Simple enough, right? So why is it such a hot topic for fiber-friends? Let’s consider the world we live in – the consumer/capitalism world. A lot of people are used to paying X dollars for Y item. We’re so used to it that the idea of paying more for it will sometimes stop us from buying the thing all together. Sure, there are circumstances we might pay more, but the factors have to be just right. Example: Think of how much you would pay for a hat to wear in the winter. $5? $10? Depends on where you buy it from, the features you’re looking for in a hat, etc. Would you pay $20 for a winter hat? Maybe if it was supporting a good cause, had a team logo for a team you follow … there are circumstances but they may be far and few between for you. Now would you pay $50 for that same hat?

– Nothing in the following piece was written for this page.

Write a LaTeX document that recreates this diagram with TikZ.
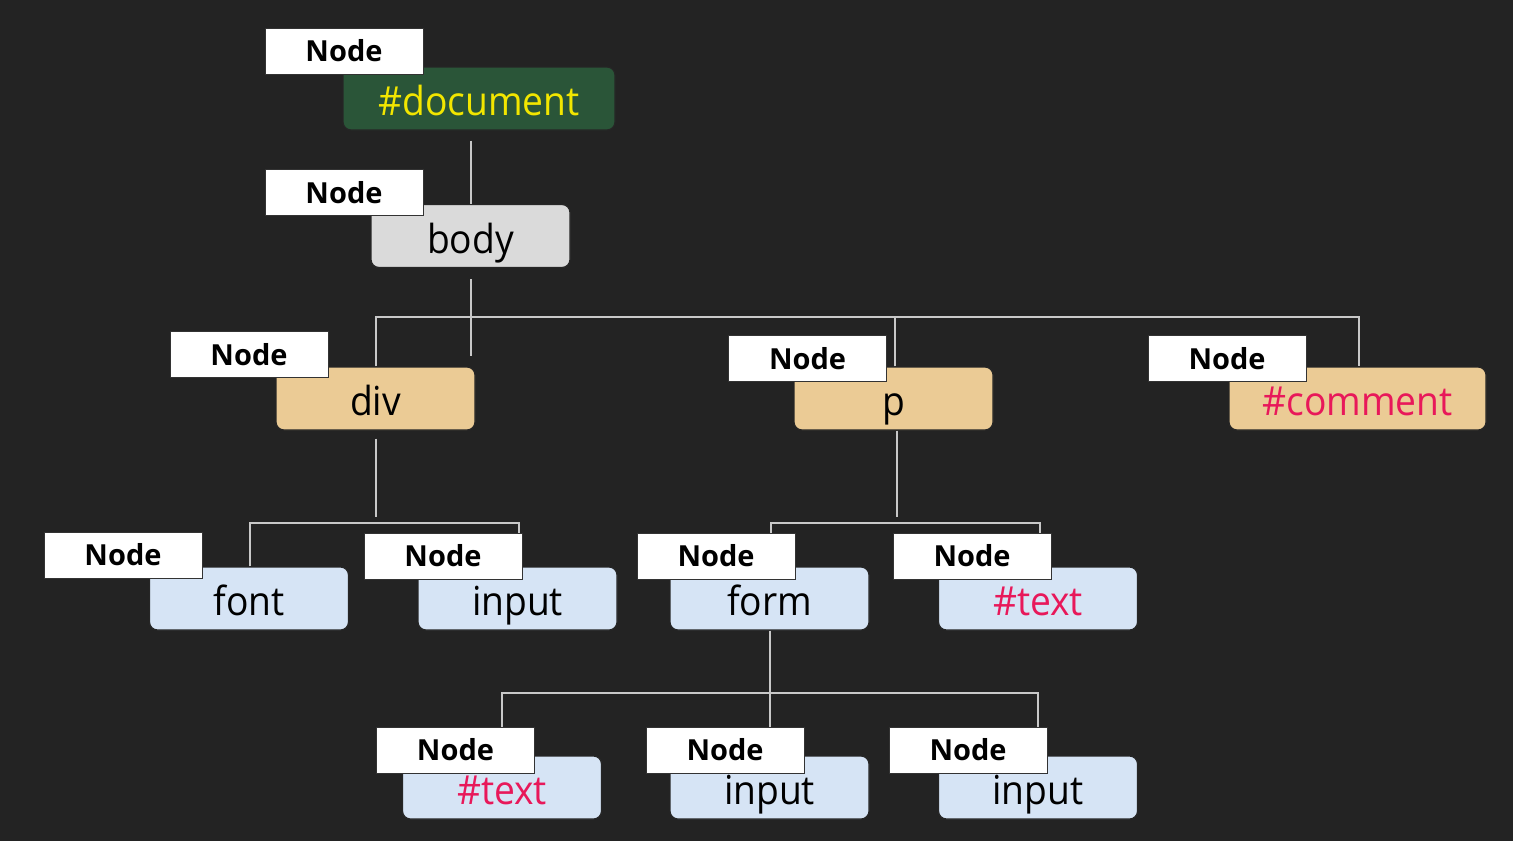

What about $100? The truth of the matter is when you factor in the cost of yarn, the cost of my labour, and accounting for my experience in knitting … I could easily imagine a tab of $100 or more for a knitted hat. How likely are people to pay for it? How often would you use a hat you paid so much for? The reality of commissions are two-fold – most people will likely not pay what my knitting is worth, or I have to undersell my knitting for people to want to use my service.

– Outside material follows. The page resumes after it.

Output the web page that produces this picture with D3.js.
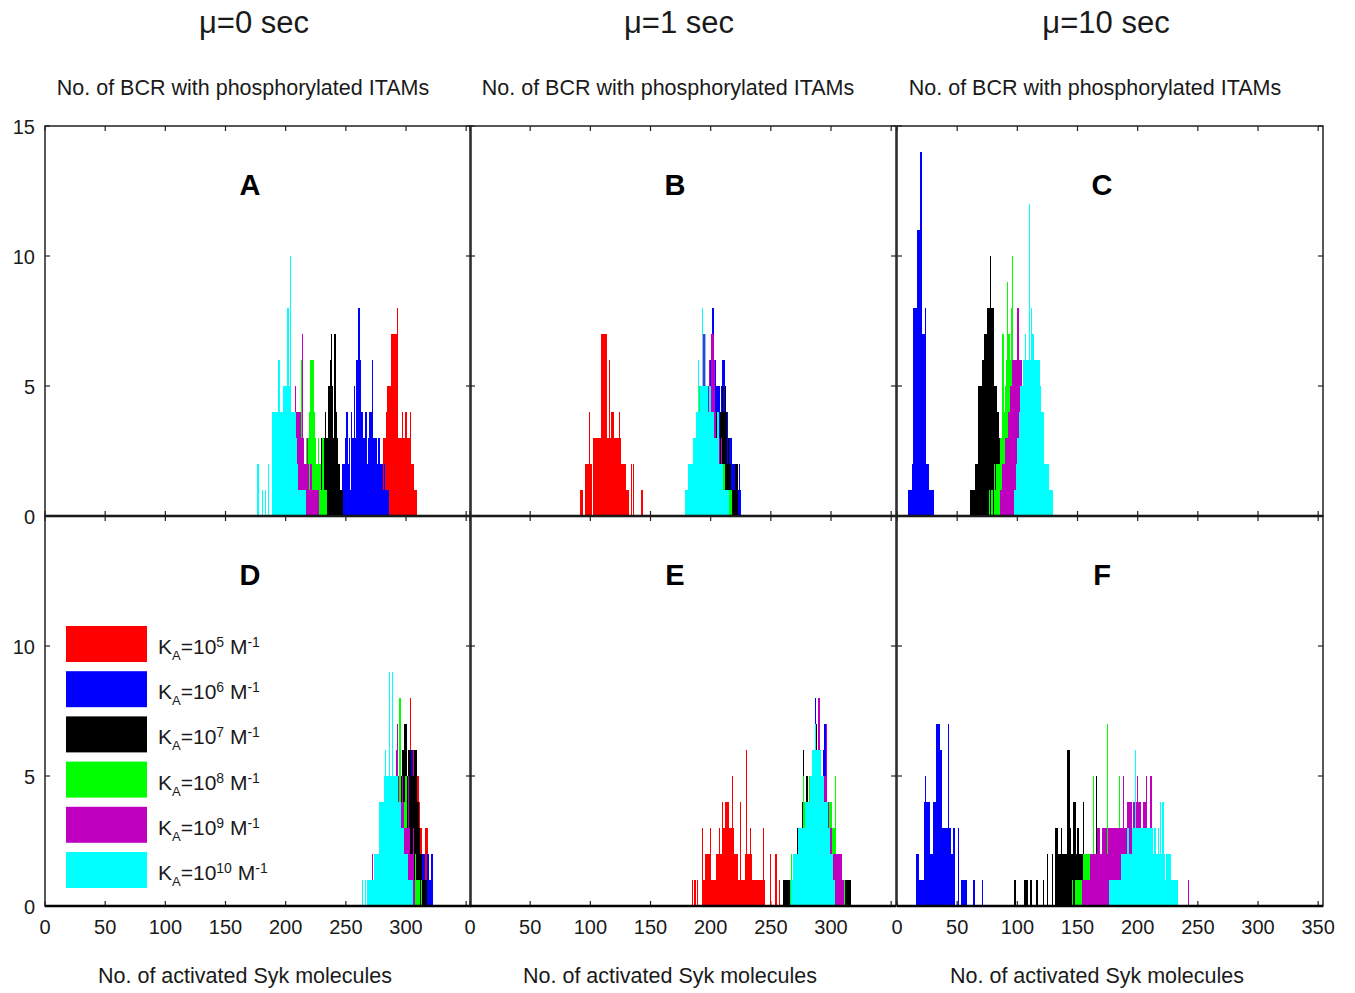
<!DOCTYPE html>
<html>
<head>
<meta charset="utf-8">
<script src="https://cdn.jsdelivr.net/npm/d3@7"></script>
<style>
  body { margin: 0; background: #fff; }
  svg { display: block; font-family: "Liberation Sans", Arial, Helvetica, sans-serif; }
</style>
</head>
<body>
<div id="chart"></div>
<script>
// ---- labels ----
const muTitles = ["μ=0 sec", "μ=1 sec", "μ=10 sec"];
const topLabel = "No. of BCR with phosphorylated ITAMs";
const bottomLabel = "No. of activated Syk molecules";
const panelLetters = ["A", "B", "C", "D", "E", "F"];
const xTicks = [0, 50, 100, 150, 200, 250, 300, 350];
const yTicks = [0, 5, 10, 15];
const seriesColors = ["#ff0000", "#0000ff", "#000000", "#00ff00", "#bf00bf", "#00ffff"];
const seriesExp = ["5", "6", "7", "8", "9", "10"];

// ---- histogram counts, one bin per integer value ----
// order of every *_start array: red, blue, black, green, magenta, cyan
const A_start = [280, 246, 226, 210, 192, 177];
const A_red = [2,3,3,3,4,5,5,5,7,7,7,7,7,8,3,3,3,4,3,3,4,3,3,3,4,2,2,1,1,1];
const A_blue = [1,2,2,2,3,4,2,3,1,4,3,5,3,6,6,8,6,4,4,3,4,4,2,3,4,4,6,3,3,3,2,3,3,2,2,1,2,1,1,1];
const A_black = [1,1,2,1,3,2,3,4,3,3,5,6,7,5,3,7,4,3,2,2,1,1];
const A_green = [1,2,3,6,5,3,2,3,3,3,4,6,6,6,4,3,2,3,2,2,1,3,1,1,1];
const A_magenta = [1,2,2,3,3,2,4,4,5,4,3,4,4,4,4,3,5,4,4,4,4,3,7,3,2,2,3,2,1,2,1,1,1,1,1,1];
const A_cyan = [2,0,0,0,1,0,1,0,0,2,0,0,4,4,4,4,4,6,6,4,4,5,5,5,5,8,5,10,4,4,4,4,3,2,1,1,1,1,1,1];

const B_start = [92, 187, 184, 183, 179, 179];
const B_red = [1,1,0,0,2,2,2,4,2,2,0,3,3,3,3,3,3,7,7,7,7,7,3,3,6,3,4,4,3,3,3,3,4,3,2,2,2,2,1,1,1,0,2,0,2,0,0,0,0,0,0,1];
const B_blue = [1,1,2,2,2,3,3,4,4,4,5,5,5,6,7,8,6,6,5,5,5,4,5,6,6,4,4,4,3,3,3,2,2,2,1,1,1,2,1];
const B_black = [1,2,1,2,2,3,3,3,4,4,4,5,4,4,5,4,4,4,4,4,4,4,3,3,4,4,5,4,5,4,2,3,2,1,1,1,1,2,2];
const B_green = [1,2,2,2,3,4,4,4,5,5,5,6,6,5,5,5,4,4,4,4,3,3,3,3,2,2,2,2,2,1,1,1,1,1,1];
const B_magenta = [1,1,1,1,2,2,2,3,3,4,3,4,4,5,6,7,7,5,5,5,6,5,7,7,6,4,3,4,3,2,3,2,1,1];
const B_cyan = [1,1,1,2,2,2,2,3,3,4,4,6,4,5,8,5,5,7,5,4,5,5,4,4,3,3,3,4,2,2,2,2,1,1,1,1,1];

const C_start = [0, 10, 61, 77, 86, 98];
const C_red = [];
const C_blue = [1,1,1,2,8,8,8,11,11,11,14,7,7,7,8,2,2,1,1,1,1];
const C_black = [1,1,1,1,2,2,2,5,5,5,6,6,7,7,8,8,8,10,8,8,5,5,5,4,3,3,3,1];
const C_green = [1,0,1,0,2,1,2,2,2,3,3,7,4,5,6,9,7,6,8,10,6,5,4,3,3,2,2,1,1,1];
const C_magenta = [1,1,2,2,3,3,3,4,5,5,6,6,6,6,8,8,6,6,5,4,3,3,2,2,1,1];
const C_cyan = [1,2,3,3,4,5,5,6,6,7,6,6,12,6,8,7,6,6,6,6,6,5,4,4,4,2,2,2,2,1,1,1];

const D_start = [291, 293, 285, 279, 271, 264];
const D_red = [1,1,2,2,2,3,3,3,4,4,5,5,6,8,6,6,6,6,6,5,4,3,3,2,2,3,3,3,1];
const D_blue = [1,1,2,2,2,3,3,3,4,4,5,6,6,5,5,4,4,3,3,2,2,2,2,1,1,2,2,1,2,2];
const D_black = [1,1,1,2,2,3,3,3,4,4,5,5,6,6,7,7,5,6,6,6,5,5,6,6,6,4,3,2,2,1,1,1,1];
const D_green = [1,1,2,2,2,3,3,3,4,4,4,4,5,5,5,5,8,4,4,4,4,5,3,3,3,2,2,2,1,2,1,1,1,0,1];
const D_magenta = [1,2,1,1,2,2,2,3,3,4,4,4,6,5,5,4,4,5,5,5,5,6,7,5,4,4,5,4,3,3,3,5,3,2,2,3,1];
const D_cyan = [1,0,1,0,1,1,1,1,1,1,2,2,2,2,4,4,4,4,5,6,5,5,9,5,5,9,5,5,5,5,4,4,3,3,3,2,2,2,1,1,1,1];

const E_start = [185, 270, 261, 266, 272, 267];
const E_red = [1,0,1,0,1,0,0,0,3,1,1,2,2,2,2,3,1,1,1,1,2,2,3,2,2,4,3,4,4,4,4,3,3,5,3,2,2,2,1,1,4,1,1,1,2,6,2,2,3,2,1,1,1,1,1,1,1,1,1,3,1,0,0,0,0,2,0,0,0,2,2,0,1];
const E_blue = [1,1,2,3,3,3,3,3,4,4,4,4,5,5,5,6,6,8,6,6,6,5,5,5,6,7,5,4,4,3,3,3,2,2,2,2,2,2,2,2,1,1,1,1,1,1,1];
const E_black = [1,1,1,1,1,1,1,1,2,2,2,3,3,3,3,4,6,4,4,5,4,4,5,5,5,4,6,7,6,4,5,4,4,4,3,3,3,2,2,2,1,1,1,1,1,1,1,1,1,1,1,1,1,1,1,1];
const E_green = [1,2,1,2,2,2,2,3,3,3,3,5,4,4,4,4,5,5,5,5,5,5,5,5,4,4,4,4,4,4,3,3,3,4,4,3,3,3,5,2,1,1,1,1,1,1];
const E_magenta = [1,1,1,2,2,2,3,3,4,3,3,4,4,4,5,5,5,5,8,5,5,5,5,5,7,4,4,3,3,2,2,2,2,2,2,2,2,2,1];
const E_cyan = [1,1,2,2,2,2,3,3,3,3,3,3,4,4,4,4,5,5,6,6,7,6,6,6,6,5,5,5,4,4,4,3,3,2,2,1,1];

const F_start = [0, 16, 98, 146, 154, 177];
const F_red = [];
const F_blue = [2,2,2,1,1,1,1,4,5,4,4,4,2,2,4,4,4,7,7,7,6,6,3,3,3,3,3,7,3,2,2,3,3,0,0,3,0,0,1,1,1,1,1,0,0,0,0,0,1,0,0,0,0,0,0,1];
const F_black = [1,0,0,0,0,0,0,0,1,1,1,0,0,1,1,0,0,0,1,1,0,0,0,0,1,0,0,2,0,0,0,2,0,0,3,3,2,2,2,3,2,2,2,2,6,6,3,2,2,4,4,2,3,3,2,2,2,4,2,2,2,2,1,1,1,1,2,2,5,1];
const F_green = [1,0,1,1,1,1,1,1,1,2,2,2,2,2,2,2,2,5,2,2,2,3,3,2,2,3,3,3,3,7,3,3,3,3,3,2,2,2,2,5,2,2,1,1,1];
const F_magenta = [1,1,1,1,1,1,1,2,2,2,2,2,2,3,3,2,2,3,3,3,3,2,3,3,3,3,3,3,3,3,3,3,3,3,5,3,3,3,4,4,4,4,3,4,4,4,5,4,4,3,3,4,4,5,3,3,3,5,3,2,2,2,2,2,1,1,1,1,1,0,0,0,0,0,0,0,0,0,0,0,0,0,0,0,0,0,0,0,1];
const F_cyan = [1,1,1,1,1,1,1,1,1,1,2,2,2,2,2,3,2,2,2,3,3,6,3,3,3,3,3,3,3,3,3,3,3,3,3,3,2,3,3,2,3,2,4,2,4,2,1,2,2,2,2,1,1,1,1,1,1];

const panels = [
  { starts: A_start, series: [A_red, A_blue, A_black, A_green, A_magenta, A_cyan] },
  { starts: B_start, series: [B_red, B_blue, B_black, B_green, B_magenta, B_cyan] },
  { starts: C_start, series: [C_red, C_blue, C_black, C_green, C_magenta, C_cyan] },
  { starts: D_start, series: [D_red, D_blue, D_black, D_green, D_magenta, D_cyan] },
  { starts: E_start, series: [E_red, E_blue, E_black, E_green, E_magenta, E_cyan] },
  { starts: F_start, series: [F_red, F_blue, F_black, F_green, F_magenta, F_cyan] }
];

// ---- layout ----
const width = 1355, height = 993;
const colLeft = [45, 470, 897];
const rowTop = [126, 516];
const panelW = 426, panelH = 390;
const tickLen = 5;
const textColor = "#1a1a1a";

const svg = d3.select("#chart").append("svg")
  .attr("width", width)
  .attr("height", height);

// column titles and axis labels
muTitles.forEach((t, c) => {
  svg.append("text")
    .attr("x", colLeft[c] + 209).attr("y", 33)
    .attr("text-anchor", "middle")
    .attr("font-size", 31)
    .attr("fill", textColor)
    .text(t);
  svg.append("text")
    .attr("x", colLeft[c] + 198).attr("y", 95)
    .attr("text-anchor", "middle")
    .attr("font-size", 21.5)
    .attr("fill", textColor)
    .text(topLabel);
  svg.append("text")
    .attr("x", colLeft[c] + 200).attr("y", 983)
    .attr("text-anchor", "middle")
    .attr("font-size", 21.5)
    .attr("fill", textColor)
    .text(bottomLabel);
});

panels.forEach((p, k) => {
  const col = k % 3, row = Math.floor(k / 3);
  const x = d3.scaleLinear().domain([0, 354]).range([colLeft[col], colLeft[col] + panelW]);
  const y = d3.scaleLinear().domain([0, 15]).range([rowTop[row] + panelH, rowTop[row]]);
  const g = svg.append("g");

  // ticks on all four sides, pointing inward
  const gt = g.append("g").attr("stroke", "#222").attr("stroke-width", 1.2);
  xTicks.forEach(v => {
    gt.append("line").attr("x1", x(v)).attr("x2", x(v))
      .attr("y1", y(0)).attr("y2", y(0) - tickLen);
    gt.append("line").attr("x1", x(v)).attr("x2", x(v))
      .attr("y1", y(15)).attr("y2", y(15) + tickLen);
  });
  yTicks.forEach(v => {
    gt.append("line").attr("x1", x.range()[0]).attr("x2", x.range()[0] + tickLen)
      .attr("y1", y(v)).attr("y2", y(v));
    gt.append("line").attr("x1", x.range()[1]).attr("x2", x.range()[1] - tickLen)
      .attr("y1", y(v)).attr("y2", y(v));
  });

  // histogram bars, drawn in legend order so cyan ends up on top;
  // bin edges snapped to whole pixels so thin spikes stay crisp
  p.series.forEach((counts, s) => {
    const bins = counts.map((c, i) => ({ v: p.starts[s] + i, c }))
      .filter(d => d.c > 0);
    g.append("g")
      .attr("fill", seriesColors[s])
      .attr("shape-rendering", "crispEdges")
      .selectAll("rect")
      .data(bins)
      .join("rect")
        .attr("x", d => Math.round(x(d.v - 0.5)))
        .attr("width", d => Math.max(1, Math.round(x(d.v + 0.5)) - Math.round(x(d.v - 0.5))))
        .attr("y", d => Math.round(y(d.c)))
        .attr("height", d => Math.round(y(0)) - Math.round(y(d.c)));
  });

  // box
  g.append("rect")
    .attr("x", x.range()[0]).attr("y", y(15))
    .attr("width", panelW).attr("height", panelH)
    .attr("fill", "none").attr("stroke", "#222").attr("stroke-width", 1.5);
  // bar baseline
  g.append("line")
    .attr("x1", x.range()[0]).attr("x2", x.range()[1])
    .attr("y1", y(0)).attr("y2", y(0))
    .attr("stroke", "#000").attr("stroke-width", 2.6);

  // panel letter
  g.append("text")
    .attr("x", colLeft[col] + 205).attr("y", rowTop[row] + 69)
    .attr("text-anchor", "middle")
    .attr("font-size", 29).attr("font-weight", "bold")
    .attr("fill", "#000")
    .text(panelLetters[k]);

  // tick labels
  if (row === 1) {
    xTicks.filter(v => col === 2 || v < 350).forEach(v => {
      g.append("text")
        .attr("x", x(v)).attr("y", 934)
        .attr("text-anchor", "middle")
        .attr("font-size", 20).attr("fill", textColor)
        .text(v);
    });
  }
  if (col === 0) {
    yTicks.filter(v => row === 0 || v < 15).forEach(v => {
      g.append("text")
        .attr("x", 35).attr("y", y(v) + 8)
        .attr("text-anchor", "end")
        .attr("font-size", 20).attr("fill", textColor)
        .text(v);
    });
  }
});

// legend inside panel D
const legend = svg.append("g");
seriesColors.forEach((col, i) => {
  const top = 626 + i * 45.2;
  legend.append("rect")
    .attr("x", 66).attr("y", top)
    .attr("width", 81).attr("height", 36)
    .attr("fill", col);
  const t = legend.append("text")
    .attr("x", 158).attr("y", top + 28)
    .attr("font-size", 21).attr("fill", textColor);
  t.append("tspan").text("K");
  t.append("tspan").attr("font-size", 13).attr("dy", 6).text("A");
  t.append("tspan").attr("dy", -6).text("=10");
  t.append("tspan").attr("font-size", 14).attr("dy", -7).text(seriesExp[i]);
  t.append("tspan").attr("dy", 7).text(" M");
  t.append("tspan").attr("font-size", 14).attr("dy", -7).text("-1");
});
</script>
</body>
</html>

So there in lies the debate for fiber-crafters. People not charging enough, people charging too little and getting all the work, or recipients not valuing the finished product enough (not using it enough, not caring for it the right way, or worse – losing it or giving it away). The debate is heated, and I understand all points of it. I don’t want to undervalue my time and skill. At this point I’ve been knitting for over 7 years. While my friends will say that I am a quick and expert knitter, things still take time. Sure, I can knit a hat in a few hours … but that is a few hours of non-stop knitting. That’s just a hat. What about scarves? Shawls? Socks? I love everything about knitting but it’s not a quick hobby. Finished objects can take weeks depending on how much time I have each day to put into it. Finding the right yarn is a big factor – who is getting the knitted item, how easy-care does it need to be, and there can be costs involved for ordering yarn if it’s not easily accessible.

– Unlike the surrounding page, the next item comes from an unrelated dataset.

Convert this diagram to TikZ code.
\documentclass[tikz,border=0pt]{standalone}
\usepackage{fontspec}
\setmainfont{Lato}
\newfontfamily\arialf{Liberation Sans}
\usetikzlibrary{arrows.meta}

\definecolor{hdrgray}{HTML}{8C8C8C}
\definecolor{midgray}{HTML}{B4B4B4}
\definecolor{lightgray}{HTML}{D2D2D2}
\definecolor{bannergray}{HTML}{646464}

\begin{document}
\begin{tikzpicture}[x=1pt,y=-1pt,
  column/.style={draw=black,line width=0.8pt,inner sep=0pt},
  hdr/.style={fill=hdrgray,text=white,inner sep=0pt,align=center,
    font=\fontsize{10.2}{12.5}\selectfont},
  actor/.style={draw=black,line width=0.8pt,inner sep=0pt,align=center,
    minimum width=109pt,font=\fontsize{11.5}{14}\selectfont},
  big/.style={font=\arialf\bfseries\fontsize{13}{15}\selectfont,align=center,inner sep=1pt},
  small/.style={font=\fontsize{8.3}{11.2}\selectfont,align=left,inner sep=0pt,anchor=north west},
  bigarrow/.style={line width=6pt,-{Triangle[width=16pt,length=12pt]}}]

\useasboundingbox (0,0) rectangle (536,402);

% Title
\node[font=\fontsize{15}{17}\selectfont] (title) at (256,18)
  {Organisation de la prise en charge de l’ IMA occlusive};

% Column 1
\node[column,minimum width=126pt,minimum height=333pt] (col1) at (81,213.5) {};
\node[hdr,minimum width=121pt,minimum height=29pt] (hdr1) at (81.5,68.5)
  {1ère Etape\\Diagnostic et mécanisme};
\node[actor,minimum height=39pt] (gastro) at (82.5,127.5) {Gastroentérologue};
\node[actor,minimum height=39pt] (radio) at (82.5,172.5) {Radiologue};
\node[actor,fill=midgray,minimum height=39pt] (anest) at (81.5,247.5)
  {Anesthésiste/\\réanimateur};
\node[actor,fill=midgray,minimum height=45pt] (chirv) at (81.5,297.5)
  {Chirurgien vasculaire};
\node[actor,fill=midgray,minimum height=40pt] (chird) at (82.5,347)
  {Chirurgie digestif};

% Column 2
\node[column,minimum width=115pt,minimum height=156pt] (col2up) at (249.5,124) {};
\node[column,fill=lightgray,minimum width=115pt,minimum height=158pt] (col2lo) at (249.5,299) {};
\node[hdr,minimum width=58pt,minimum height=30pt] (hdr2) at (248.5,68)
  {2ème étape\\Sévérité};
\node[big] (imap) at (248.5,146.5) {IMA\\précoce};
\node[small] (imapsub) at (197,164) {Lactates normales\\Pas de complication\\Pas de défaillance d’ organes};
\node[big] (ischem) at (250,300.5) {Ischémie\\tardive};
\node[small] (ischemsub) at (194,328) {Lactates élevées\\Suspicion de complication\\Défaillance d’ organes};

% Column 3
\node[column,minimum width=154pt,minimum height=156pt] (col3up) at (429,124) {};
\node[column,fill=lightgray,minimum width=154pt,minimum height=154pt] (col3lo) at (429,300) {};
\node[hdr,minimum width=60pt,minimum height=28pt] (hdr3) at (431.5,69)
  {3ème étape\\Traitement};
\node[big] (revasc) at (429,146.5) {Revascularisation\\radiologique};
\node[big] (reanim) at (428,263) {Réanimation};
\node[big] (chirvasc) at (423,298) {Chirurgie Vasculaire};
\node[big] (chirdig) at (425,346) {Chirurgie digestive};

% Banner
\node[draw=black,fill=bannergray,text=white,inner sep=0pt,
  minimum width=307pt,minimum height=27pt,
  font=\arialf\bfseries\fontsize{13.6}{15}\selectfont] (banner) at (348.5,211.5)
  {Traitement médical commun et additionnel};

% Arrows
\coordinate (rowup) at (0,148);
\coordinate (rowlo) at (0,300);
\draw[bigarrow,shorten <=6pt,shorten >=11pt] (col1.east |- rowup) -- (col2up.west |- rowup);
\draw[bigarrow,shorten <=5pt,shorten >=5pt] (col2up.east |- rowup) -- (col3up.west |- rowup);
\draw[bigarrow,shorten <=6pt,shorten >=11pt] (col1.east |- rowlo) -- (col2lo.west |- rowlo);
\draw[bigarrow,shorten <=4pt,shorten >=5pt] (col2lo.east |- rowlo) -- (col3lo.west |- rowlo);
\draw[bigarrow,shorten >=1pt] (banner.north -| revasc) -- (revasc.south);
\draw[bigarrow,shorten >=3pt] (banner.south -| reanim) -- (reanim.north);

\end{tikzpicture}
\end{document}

The other side, of course, is wanting to actually get the work. Knowing that people will likely never pay the full amount of what something is worth (shawls, blankets, socks … they can run hundreds of dollars), so trying to find that balance between getting fair compensation but putting yourself out there. I’ve got a lot of fiber friends around, who also play with string. It’s hard to make things for people who already have a ton of stuff themselves. Or people in my life who don’t need/want/won’t appreciate knitted things means my pool for gifting knitting is small. I’ve made so many things for myself that making more seems almost foolish, like a waste of yarn. I love the process of knitting more than anything, and I know I don’t wear my finished objects as much as I could/should. So making for someone who will use it has high appeal for me.

And therein lies the rub. The balance. What can I do?
My preference is to trade/barter for knitting more than being outright paid. Most time these people can appreciate my time/skill a bit more, and an exchange of services means I get something I need in exchange for making something they want.
I make mostly for people who appreciate the skill of knitting – so someone who knits themselves but maybe isn’t up to my speed/skill. Someone who appreciates the geeky/nerdiness of knitting and is looking for that special touch.
I like making for people who also craft themselves. Even if it’s completely different (like woodworking), they understand the time/skill required and knows what it’s like to be undersold.

So knowing all of this, why do I still want to do this? Why am I here, putting myself out there, asking to be your go-to knitter when you need something? Because I love the process of making. I love geeking out hard when I’m making for someone else. It gives me pride to make something personal for someone else. Because this could give me a chance to make something for someone that I wouldn’t make for myself (you want that Doctor Who scarf? Hit me up, we’ll make it happen!) But mostly because I want to cover the world in yarn. I want to make the world a softer squishier place with fiber crafts, and I like knitting pieces of love for people. Few things make me happier than hearing about things I’ve made being used and loved.

So if you’ve ever wanted something handknit, and you think we could reach a bargain we’re both comfortable with – send me a message. My needles are waiting.

Bellas Blanket 03
Miss Bella chillin’ on the blanket I made for her. 

 

One thought on “Let’s Talk about Commissions

  1. I know what you mean about commissions… I’m a knitter and a quilter. People look at my quilts and say “ooh, you should sell those”, but when calculating time and materials, I would need to start at $800 or more for a bed-sized quilt. My general feeling has been that my projects are too valuable to sell. I have to love the recipient and then I give it away.